Monday, November 30, 2009

Market Hall deux

Here's a picture, in two versions, that John A took. The street below I've walked many times (my chiro is in the brown building in the middle). There's just something about the picture I really like, and I told him so when he was here today. I'm not sure what it is.
And below those, a picture I took myself from the same rooftop, a few years ago.

My own:

By the way, tip about photoshop: under Image/Adjustments/, it has a "black and white" option, which lets you adjust how light or dark each color should be when converted. Sort of like putting a color filter on your lens when shooting in BW, only more flexible. You can make a blue sky very dark, or make greenery much lighter, and such things. In the picture above, I lightened Red, which made red bricks less heavy, and lightened up the red car.


Chris S. said...

If you google around for tutorials you'll find there are many sophisticated ways to convert colour -> BW. Some of them offer far better conversions that simple default BW conversion, or even than manual colour channel belnds. I think there used to be a good tutorial on LuminousLandscape if I recall. I've also played with adding film grain to BW conversions as this can introduce a feeling of old film BW shots. There are some PS filters that combine conversion and film effects. I tried one really good one once but unfortunately I could tell you offhand which one it was now. You would probably be best off experimenting and exploring various methods before plunking down hundreds of dollars for one. These automated filters have a tendency to look good at first and quickly become disused after your tastes change. Having been through that cycle a couple times I'm really loath to blow cash on such temporary satisfactions now.

Chris S. said...

Please excuse my typos. I really wish there was an edit button here.

Chris S. said...

Regarding your recent post about digital B+W. I think that you can get excellent B+W from digital and mostly it is dependent on this conversion process and the eye deciding that conversion.

Anna said...

Thanks for the tips, Eolake and Chris !

Anonymous said...

You seem to leaning toward exploring digital B&W which I have found can be fun and aggravating at the same time. I prefer to do my conversions in ACR or Lightroom 2. Much more room to maneuver when using a 16 bit file. The Luminosity and Contrast sliders are large step in the right direction. If you are not using CS4 with the latest version of ACR I would suggest investing it Lightroom. The workflow is smooth and it seems to treat the files a bit better.
One book I would suggest reading is B&W Printing by George DeWolfe, although I do not know if it economically available in the UK. A clean and to the point tutorial that covers most of the topics. My best.
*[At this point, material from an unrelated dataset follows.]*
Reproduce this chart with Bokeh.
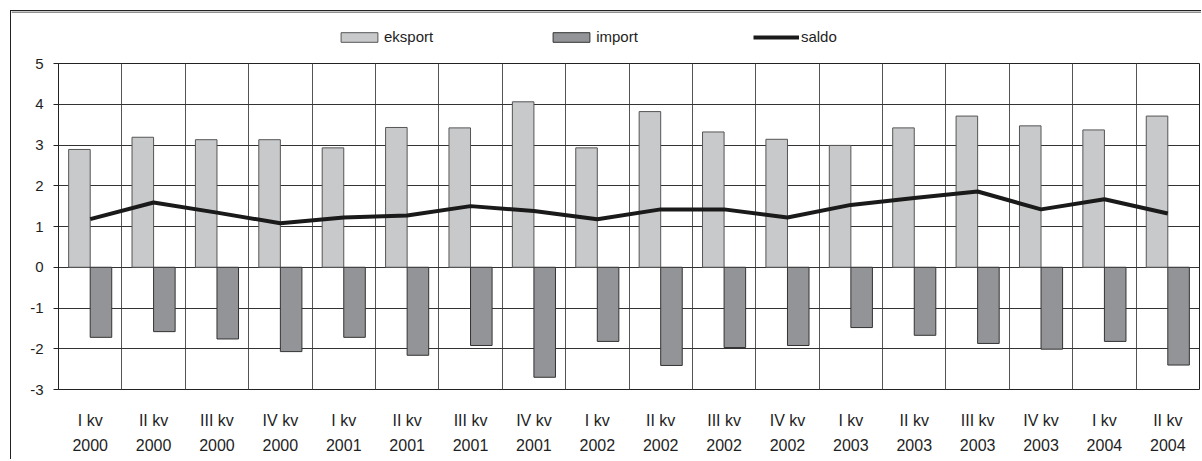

Eolake Stobblehouse said...

Thanks, I'll look at the book.

I dunno, I'm rather schizophrenic about color and BW, I tend to go back and forth.

I think I could have fun with a BW digital camera, one without the Bayer color filter on the sensor. Not only should the sensor's sensitivity improve, but it would also be a different experience to think in BW from start to end.

Anonymous said...

I tend to go back and forth with B&W myself. Some pictures are just better in B&W, others in color.

As a starting to having a monochrome camera try setting one of your DSLRs to shot raw and ljpg. Set the camera to B&W and maybe a red filter. When you look at the LCD for post exposure review the image will be B&W. You can see how it looks in B&W and if worthy of conversion of the raw file. It will help you to start seeing in B&W.
I set my G9 this way and when using ISO 400 it has almost a film like grain.